Tuesday, May 15, 2007

Perceraian dalam Media

Munculnya pemberitaan-pemberitaan mengenai perceraian dan perselingkuhan akhir-akhir ini telah memunculkan sebuah pertanyaan apakah hubungan antara perceraian dan peran media – baik televisi maupun majalah-majalah infotainmen? Dua hal ini seolah-olah berada pada enclave yang berbeda. Perceraian berada dalam ranah moralitas yang mengangkat aspek-apek, nilai-nilai dan tatanan kehidupan khususnya dalam keluarga, sedangkan media berada dalam ranah komunikasi yang mengedepankan peran artistik, virtualitas dan estetik. Sejak lama keduanya berjalan secara linear dan tidak ingin menyentuh satu dengan yang lainnya. Namun sejalan dengan waktu telah terjadi sebuah perselingkuhan diantara keduanya yang dimotori oleh peran kapitalisme. Dari sisi ini dimensi tubuh – yang mewakili pasangan suami istri – dianggap sebagai komoditi untuk memuaskan hasrat dari kapitalisme melalui peran media. Atau dengan kata lain peran media telah menjadikan tubuh sebagai produk yang dapat dipasarkan guna memperoleh keuntungan.

Persekutuan media dan kapitalisme akhir-akhir ini ini telah berjalan ke arah yang sangat membahayakan. Eksplorasi terhadap masalah-masalah kemasyarakatan sering tidak lagi dilihat sebagai usaha menciptakan perdamaian dan keutuhan tetapi justru memprovokasi ke arah perpecahan dan disintegrasi. Hal ini nampak dengan jelas dalam pemberitaan mengenai kasus-kasus perceraian. Pemberitaan yang diangkat lebih didominasi oleh pemberitaan tentang usaha perceraian dari pada pemberitaan tentang usaha ke arah perdamaian dan kesatuan serta keutuhan rumah tangga. Hal ini kemudian diekspos sedemikian rupa guna memperoleh rating pemberitaan yang tinggi atau oplah yang tinggi bagi penjulan majalah. Bahkan sering terjadi duplikasi pemberitaan karena dianggap tetap menarik untuk diberitakan. Dalam kasus seperti ini dapat dikatakan bahwa perselingkuhan antara media dan kapitalisme telah menunjukan wajahnya yang buruk dengan cara mengeksplorasi dan mengeksploitasi salah satu dimensi privat (keluarga) secara berlebihan dan dijual ke ranah publik untuk kepentingan pasar. Dari sisi ini kapitalisme telah memainkan peran yang sangat tidak ramah dengan menggunakan media dan pada sisi lain media juga telah banyak kehilangan dimensi moralitasnya demi demi meraup keuntungan semata-mata.
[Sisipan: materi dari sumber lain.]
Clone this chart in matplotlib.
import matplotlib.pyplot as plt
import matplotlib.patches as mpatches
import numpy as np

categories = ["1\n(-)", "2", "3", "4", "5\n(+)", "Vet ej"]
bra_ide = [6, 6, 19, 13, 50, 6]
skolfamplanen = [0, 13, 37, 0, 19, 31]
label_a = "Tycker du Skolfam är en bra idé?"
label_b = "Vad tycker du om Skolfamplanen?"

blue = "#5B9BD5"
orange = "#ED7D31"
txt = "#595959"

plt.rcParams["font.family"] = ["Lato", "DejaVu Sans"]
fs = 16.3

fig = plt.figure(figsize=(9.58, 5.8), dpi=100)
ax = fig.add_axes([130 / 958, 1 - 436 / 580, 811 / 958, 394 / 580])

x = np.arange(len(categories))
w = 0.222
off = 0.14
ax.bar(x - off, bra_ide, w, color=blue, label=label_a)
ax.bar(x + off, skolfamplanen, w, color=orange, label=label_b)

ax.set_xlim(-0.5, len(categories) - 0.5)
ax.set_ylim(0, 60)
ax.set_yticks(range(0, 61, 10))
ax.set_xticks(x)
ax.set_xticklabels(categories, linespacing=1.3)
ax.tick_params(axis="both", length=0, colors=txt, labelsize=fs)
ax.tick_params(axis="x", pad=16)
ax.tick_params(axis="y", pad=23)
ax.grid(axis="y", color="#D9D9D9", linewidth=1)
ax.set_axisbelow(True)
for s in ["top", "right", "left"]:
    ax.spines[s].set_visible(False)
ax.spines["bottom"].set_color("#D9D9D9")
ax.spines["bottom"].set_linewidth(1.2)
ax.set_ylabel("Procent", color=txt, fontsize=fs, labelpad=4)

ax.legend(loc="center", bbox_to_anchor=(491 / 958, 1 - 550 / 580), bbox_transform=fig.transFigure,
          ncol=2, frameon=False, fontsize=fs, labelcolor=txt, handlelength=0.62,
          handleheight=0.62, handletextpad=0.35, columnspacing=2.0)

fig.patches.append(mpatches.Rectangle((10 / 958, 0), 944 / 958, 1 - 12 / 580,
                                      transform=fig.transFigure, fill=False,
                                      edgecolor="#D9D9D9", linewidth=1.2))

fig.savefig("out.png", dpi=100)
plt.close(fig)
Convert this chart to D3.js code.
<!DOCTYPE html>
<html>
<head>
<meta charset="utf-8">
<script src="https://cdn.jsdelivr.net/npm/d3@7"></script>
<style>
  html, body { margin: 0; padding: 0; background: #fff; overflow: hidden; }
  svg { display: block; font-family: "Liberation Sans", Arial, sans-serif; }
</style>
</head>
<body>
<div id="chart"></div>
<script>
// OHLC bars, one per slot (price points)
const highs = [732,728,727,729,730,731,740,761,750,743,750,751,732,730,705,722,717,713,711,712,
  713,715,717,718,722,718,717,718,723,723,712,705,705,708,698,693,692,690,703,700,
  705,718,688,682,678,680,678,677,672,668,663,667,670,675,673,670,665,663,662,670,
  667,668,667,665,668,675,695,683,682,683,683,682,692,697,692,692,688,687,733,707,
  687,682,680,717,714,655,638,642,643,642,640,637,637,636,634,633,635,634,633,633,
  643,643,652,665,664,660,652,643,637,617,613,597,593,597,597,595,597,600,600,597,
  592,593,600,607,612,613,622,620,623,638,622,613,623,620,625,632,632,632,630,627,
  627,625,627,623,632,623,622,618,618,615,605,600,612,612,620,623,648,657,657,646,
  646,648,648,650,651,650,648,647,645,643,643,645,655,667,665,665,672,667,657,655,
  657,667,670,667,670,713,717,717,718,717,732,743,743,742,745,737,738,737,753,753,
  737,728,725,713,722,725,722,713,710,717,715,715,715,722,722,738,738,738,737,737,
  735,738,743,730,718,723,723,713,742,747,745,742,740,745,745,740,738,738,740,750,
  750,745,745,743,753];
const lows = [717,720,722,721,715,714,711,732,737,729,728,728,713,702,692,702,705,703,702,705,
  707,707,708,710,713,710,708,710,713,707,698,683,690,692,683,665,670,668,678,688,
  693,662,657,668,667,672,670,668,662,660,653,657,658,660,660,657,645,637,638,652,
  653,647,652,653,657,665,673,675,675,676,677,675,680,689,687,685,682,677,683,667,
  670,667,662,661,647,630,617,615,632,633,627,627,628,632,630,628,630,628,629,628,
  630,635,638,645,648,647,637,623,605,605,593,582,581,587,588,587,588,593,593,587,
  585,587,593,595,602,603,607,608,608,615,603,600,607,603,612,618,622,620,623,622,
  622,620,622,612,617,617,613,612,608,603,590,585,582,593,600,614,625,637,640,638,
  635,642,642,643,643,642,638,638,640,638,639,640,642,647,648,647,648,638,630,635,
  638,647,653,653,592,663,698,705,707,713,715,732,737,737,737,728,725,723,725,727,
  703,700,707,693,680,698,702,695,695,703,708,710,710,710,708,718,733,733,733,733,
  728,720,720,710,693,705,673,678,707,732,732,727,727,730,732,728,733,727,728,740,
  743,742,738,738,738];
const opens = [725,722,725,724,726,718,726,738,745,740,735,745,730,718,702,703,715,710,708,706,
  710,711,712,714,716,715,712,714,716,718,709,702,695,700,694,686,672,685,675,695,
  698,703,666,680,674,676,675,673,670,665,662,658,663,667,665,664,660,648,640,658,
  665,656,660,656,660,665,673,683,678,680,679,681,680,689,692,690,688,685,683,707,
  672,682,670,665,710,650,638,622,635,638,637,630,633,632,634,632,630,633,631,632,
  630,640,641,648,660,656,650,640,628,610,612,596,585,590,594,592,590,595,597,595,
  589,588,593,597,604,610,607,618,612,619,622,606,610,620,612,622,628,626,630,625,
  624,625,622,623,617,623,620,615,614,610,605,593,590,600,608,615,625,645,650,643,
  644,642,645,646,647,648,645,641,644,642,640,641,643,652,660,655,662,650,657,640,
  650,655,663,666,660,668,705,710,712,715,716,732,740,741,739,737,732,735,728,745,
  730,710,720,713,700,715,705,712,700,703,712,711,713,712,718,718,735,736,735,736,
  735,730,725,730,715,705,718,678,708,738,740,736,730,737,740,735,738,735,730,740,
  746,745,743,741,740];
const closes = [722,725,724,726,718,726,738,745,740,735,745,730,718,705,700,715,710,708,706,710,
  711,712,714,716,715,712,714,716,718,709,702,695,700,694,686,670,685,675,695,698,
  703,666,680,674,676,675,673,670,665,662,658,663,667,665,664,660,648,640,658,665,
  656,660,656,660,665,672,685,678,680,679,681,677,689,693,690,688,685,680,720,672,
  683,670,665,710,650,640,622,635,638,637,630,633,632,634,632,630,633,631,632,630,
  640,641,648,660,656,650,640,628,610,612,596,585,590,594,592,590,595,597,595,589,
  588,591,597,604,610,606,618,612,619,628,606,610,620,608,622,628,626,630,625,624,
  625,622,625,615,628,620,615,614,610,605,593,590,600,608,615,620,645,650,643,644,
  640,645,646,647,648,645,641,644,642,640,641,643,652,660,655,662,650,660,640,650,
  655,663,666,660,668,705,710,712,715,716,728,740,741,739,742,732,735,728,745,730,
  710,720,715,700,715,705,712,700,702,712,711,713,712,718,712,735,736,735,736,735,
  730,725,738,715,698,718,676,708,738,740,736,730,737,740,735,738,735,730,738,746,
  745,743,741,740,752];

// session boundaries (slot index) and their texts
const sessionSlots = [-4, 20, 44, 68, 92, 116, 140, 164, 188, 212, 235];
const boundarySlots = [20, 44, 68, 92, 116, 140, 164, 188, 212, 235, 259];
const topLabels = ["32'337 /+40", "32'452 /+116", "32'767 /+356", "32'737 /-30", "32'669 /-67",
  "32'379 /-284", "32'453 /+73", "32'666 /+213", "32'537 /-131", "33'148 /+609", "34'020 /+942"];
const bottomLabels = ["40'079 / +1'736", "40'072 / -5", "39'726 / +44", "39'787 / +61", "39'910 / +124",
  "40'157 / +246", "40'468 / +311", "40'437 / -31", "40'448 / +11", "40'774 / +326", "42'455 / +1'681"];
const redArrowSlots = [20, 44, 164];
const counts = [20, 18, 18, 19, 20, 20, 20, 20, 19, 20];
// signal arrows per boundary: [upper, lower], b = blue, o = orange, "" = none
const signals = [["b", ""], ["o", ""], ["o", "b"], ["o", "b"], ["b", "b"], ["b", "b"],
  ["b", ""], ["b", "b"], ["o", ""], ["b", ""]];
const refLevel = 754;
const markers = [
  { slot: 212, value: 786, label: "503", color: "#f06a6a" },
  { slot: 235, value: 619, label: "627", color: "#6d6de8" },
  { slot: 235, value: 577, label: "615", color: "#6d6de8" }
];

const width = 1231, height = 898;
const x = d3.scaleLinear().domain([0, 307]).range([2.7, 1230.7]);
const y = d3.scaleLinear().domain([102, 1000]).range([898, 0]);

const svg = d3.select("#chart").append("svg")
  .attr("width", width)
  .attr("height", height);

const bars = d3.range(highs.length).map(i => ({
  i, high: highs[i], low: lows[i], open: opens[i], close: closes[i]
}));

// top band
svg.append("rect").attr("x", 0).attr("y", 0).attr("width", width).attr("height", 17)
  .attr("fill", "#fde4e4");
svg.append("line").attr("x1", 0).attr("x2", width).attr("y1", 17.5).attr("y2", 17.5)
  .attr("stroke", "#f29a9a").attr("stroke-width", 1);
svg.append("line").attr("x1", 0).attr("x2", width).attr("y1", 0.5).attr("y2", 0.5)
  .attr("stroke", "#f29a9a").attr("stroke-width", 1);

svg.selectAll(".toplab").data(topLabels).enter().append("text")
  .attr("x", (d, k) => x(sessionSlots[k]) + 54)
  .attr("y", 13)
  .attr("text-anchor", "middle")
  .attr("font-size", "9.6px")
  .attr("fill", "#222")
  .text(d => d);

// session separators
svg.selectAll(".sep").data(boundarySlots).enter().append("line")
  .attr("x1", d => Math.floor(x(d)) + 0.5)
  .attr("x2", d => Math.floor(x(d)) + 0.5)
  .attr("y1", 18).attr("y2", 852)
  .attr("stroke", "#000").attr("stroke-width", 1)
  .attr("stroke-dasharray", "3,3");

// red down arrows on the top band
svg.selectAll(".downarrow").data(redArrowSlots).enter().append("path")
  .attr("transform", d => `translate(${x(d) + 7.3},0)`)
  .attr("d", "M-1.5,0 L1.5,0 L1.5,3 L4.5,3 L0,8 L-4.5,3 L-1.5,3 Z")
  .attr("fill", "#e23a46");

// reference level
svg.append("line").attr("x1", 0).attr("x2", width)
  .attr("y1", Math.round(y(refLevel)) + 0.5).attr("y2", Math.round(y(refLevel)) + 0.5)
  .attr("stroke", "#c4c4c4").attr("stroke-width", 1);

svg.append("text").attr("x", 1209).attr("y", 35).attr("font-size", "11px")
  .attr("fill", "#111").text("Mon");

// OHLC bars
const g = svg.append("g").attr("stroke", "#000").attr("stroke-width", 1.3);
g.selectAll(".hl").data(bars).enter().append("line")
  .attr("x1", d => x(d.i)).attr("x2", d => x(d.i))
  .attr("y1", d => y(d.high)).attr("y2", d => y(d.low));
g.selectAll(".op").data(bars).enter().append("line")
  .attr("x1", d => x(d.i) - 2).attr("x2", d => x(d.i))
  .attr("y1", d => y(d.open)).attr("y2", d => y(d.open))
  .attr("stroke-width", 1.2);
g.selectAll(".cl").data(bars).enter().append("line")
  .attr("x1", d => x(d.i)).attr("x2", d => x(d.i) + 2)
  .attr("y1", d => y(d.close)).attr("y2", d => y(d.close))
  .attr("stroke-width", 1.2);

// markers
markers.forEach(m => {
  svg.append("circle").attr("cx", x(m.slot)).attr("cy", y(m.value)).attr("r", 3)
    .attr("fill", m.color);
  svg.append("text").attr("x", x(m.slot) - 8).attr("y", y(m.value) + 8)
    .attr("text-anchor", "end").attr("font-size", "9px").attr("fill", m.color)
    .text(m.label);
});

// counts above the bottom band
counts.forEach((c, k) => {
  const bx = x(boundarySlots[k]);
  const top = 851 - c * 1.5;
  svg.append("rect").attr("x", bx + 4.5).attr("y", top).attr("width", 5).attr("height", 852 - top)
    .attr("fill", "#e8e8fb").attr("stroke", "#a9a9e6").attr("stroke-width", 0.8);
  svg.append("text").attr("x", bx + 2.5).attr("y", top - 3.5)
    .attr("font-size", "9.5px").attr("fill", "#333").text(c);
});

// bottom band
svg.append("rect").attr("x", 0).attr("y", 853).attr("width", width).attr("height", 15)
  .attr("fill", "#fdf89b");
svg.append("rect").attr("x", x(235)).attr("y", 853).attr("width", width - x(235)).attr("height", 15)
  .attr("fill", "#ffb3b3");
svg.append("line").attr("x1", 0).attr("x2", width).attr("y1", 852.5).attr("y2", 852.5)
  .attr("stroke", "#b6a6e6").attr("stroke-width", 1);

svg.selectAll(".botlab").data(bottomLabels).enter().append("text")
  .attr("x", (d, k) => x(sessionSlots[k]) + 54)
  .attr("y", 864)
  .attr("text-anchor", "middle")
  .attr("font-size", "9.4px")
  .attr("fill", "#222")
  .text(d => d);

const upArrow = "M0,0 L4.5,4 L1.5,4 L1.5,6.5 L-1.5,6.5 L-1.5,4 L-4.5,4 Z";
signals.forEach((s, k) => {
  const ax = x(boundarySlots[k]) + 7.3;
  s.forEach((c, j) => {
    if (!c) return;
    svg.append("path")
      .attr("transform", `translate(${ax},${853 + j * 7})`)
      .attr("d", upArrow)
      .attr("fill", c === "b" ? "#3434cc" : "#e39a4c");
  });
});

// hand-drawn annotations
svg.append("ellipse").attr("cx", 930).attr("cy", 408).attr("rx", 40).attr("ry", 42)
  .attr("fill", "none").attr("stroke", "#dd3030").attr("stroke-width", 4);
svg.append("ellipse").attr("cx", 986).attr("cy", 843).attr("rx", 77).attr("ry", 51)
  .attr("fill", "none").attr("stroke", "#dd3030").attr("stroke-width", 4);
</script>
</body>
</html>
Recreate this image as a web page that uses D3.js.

Wajah buruk seperti ini mengingatkan kita akan anjuran dari Rich DeVos (1995) mengenai compassionate capitalism (kapitalisme yang berbela rasa). Kapitalisme tidak saja memiliki karakter yang semata-mata ingin meraup keuntungan yang berlebihan tetapi di dalamnya juga harus memiliki belas kasih dan berbela rasa. Wajah buruk yang ditampilkan melalui pemberitaan-pemberitaan media yang semata-mata mengksploitasi perceraian tanpa memfoksukan pada pemberitaan terhadap usaha-usaha perdamaian, kerukunan, kesatuan keluarga, merupakan passionate capitalism (kapitalisme penuh nafsu) yang hanya berorientasi pada keuntungan semata-mata. DeVos dalam compassionate capitalism-nya melihat bahwa usaha mencari keuntungan yang sebesar-besarnya adalah sama pentingnya dengan usaha melakukan kebajikan-kebajikan sosial. Dalam bahasa komunikasi hal ini tercermin dari bagiamana pemberitaan tersebut menjadi sebuah pemberitaan yang seimbang, dimana perceraian sebagai sebuah realitas sosial yang – mungkin – tidak dapat dihindari oleh pasangan suami istri namun dapat diusahakan semaksimal mungkin pemberitaan yangmengarah pada terciptanya keutuhan rumah tangga. Atau dengan kata lain dimensi kapitalisme sebagai usaha mencari keuntungan sebesar-besarnya dengan menggunakan media seharusnya juga memfokuskan perhatian mengenai usaha perdamaian bagi keutuhan ciptaan dan keluarga. Sudah saatnya – dan sangat diharapkan oleh masyarakat yang sudah bosan dengan pemberitaan-pemberitaan seperti itu - media mempertimbangkan sebuah gerakan compassionate capitalism dan bukan hanya passionate capitalism.